#### Provided records

------

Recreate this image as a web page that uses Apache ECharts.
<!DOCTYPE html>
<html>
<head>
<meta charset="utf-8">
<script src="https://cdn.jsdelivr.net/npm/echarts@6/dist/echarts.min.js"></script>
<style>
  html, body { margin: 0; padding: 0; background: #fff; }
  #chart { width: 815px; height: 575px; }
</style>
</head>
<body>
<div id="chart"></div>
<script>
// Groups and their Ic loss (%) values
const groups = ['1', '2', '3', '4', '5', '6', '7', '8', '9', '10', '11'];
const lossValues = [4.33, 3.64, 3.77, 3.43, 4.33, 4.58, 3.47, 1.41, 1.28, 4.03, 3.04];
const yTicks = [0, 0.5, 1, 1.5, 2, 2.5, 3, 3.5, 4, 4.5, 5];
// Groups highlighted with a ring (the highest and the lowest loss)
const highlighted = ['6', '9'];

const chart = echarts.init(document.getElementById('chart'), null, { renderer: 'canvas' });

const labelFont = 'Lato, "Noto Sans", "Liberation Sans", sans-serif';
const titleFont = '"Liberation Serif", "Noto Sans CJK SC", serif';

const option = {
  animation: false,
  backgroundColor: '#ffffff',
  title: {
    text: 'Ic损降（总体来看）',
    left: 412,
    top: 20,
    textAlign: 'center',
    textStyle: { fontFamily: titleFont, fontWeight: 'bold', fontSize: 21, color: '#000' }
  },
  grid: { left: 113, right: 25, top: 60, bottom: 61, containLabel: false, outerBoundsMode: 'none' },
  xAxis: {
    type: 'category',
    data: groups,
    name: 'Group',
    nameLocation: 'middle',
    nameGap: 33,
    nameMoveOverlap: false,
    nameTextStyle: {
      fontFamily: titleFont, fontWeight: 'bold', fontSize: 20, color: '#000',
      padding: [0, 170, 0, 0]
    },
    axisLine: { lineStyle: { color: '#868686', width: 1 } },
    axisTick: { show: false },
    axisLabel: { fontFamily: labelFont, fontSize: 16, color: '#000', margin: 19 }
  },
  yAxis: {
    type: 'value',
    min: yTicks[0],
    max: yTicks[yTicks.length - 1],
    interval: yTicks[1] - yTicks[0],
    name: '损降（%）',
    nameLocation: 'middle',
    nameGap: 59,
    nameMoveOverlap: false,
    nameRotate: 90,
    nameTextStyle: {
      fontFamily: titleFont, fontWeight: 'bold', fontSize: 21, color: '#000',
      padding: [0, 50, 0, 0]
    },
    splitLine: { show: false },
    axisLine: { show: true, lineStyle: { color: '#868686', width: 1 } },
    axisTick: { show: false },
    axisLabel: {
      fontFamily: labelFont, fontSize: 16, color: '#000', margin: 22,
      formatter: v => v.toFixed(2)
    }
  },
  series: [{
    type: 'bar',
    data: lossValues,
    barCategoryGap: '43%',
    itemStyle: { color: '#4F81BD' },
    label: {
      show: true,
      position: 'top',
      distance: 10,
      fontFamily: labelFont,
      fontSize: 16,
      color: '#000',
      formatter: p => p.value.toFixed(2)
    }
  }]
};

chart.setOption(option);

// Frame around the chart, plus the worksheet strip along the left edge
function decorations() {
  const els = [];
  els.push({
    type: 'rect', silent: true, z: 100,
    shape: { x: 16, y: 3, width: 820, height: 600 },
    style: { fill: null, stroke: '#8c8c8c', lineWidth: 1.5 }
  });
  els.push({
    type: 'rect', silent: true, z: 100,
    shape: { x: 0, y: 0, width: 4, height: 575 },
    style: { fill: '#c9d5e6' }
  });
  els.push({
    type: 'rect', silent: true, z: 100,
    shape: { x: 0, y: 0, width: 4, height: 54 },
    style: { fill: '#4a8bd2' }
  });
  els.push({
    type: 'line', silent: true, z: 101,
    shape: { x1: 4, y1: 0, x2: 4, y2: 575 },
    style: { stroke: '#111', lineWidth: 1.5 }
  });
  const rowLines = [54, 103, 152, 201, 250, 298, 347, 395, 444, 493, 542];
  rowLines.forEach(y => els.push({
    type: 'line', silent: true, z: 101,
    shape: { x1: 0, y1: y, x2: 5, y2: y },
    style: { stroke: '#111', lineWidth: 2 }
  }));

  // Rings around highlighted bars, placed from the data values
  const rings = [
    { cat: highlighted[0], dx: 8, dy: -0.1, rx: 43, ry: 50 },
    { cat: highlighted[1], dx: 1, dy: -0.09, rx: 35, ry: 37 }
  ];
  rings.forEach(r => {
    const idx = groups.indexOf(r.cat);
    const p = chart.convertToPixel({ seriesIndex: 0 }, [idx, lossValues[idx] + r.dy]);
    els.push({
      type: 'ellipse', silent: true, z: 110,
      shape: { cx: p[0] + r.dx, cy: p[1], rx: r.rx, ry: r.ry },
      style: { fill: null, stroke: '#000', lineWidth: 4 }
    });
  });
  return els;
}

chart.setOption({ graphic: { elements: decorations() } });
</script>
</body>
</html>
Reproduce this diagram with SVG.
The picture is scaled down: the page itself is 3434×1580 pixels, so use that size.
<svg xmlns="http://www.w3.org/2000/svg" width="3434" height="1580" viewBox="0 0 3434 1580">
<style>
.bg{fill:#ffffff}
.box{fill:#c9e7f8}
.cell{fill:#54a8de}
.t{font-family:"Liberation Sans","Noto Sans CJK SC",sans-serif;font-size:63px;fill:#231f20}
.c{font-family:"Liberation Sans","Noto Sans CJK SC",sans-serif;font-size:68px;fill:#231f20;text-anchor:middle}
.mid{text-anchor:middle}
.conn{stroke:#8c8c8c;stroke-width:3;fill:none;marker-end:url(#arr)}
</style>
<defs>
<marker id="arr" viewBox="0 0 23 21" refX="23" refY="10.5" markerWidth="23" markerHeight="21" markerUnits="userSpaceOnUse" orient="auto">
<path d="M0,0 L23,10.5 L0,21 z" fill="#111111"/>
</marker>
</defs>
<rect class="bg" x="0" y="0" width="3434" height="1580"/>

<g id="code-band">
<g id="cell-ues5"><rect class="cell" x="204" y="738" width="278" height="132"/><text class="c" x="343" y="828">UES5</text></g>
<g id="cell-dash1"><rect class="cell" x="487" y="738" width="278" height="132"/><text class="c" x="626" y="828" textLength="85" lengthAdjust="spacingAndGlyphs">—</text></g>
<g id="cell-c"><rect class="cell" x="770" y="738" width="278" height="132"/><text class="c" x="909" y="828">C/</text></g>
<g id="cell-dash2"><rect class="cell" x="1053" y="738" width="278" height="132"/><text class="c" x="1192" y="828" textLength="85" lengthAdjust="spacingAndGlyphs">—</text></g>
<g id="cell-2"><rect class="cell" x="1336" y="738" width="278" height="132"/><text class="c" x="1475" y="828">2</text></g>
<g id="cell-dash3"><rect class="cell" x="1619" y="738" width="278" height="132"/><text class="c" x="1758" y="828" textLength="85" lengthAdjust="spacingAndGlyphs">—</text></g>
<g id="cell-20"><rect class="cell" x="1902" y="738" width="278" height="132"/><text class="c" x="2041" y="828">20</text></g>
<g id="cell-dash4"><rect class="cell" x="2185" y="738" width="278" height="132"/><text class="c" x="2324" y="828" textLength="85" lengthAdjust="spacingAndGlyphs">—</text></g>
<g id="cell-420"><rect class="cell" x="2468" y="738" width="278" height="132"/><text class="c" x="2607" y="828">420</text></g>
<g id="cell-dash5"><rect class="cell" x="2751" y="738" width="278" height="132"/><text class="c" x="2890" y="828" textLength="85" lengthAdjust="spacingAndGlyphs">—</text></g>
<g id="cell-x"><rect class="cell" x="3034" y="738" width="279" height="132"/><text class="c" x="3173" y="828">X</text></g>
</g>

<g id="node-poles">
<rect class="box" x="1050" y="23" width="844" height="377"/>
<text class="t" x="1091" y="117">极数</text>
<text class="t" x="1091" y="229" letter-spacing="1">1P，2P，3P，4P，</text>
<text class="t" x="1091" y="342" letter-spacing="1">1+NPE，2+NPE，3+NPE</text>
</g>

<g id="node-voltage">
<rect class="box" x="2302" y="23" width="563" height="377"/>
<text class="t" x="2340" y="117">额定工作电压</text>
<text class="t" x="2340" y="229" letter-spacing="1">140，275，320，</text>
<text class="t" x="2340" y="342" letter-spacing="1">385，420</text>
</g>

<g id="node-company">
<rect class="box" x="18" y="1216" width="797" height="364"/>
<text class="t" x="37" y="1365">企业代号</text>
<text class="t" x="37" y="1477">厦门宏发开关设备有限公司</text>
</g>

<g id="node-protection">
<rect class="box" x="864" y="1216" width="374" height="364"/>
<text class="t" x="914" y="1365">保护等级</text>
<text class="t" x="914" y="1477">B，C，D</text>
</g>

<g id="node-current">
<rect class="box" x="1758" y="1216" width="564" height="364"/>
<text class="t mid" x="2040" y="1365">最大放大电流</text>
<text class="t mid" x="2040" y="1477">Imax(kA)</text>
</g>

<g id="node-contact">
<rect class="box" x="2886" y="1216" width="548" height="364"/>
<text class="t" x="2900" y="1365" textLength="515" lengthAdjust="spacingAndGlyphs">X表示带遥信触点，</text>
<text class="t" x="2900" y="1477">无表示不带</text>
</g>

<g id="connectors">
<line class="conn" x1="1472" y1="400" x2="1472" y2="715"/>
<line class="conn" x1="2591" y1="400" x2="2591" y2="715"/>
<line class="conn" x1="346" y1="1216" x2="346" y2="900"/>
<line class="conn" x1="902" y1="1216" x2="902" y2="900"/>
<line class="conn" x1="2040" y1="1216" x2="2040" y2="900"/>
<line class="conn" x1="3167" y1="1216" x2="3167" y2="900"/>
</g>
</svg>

------

Gather every line from the listing above in which "that" appears, and copy those lines.

#### Solution for this exercise
Recreate this image as a web page that uses Apache ECharts.
The picture is scaled down: the page itself is 3434×1580 pixels, so use that size.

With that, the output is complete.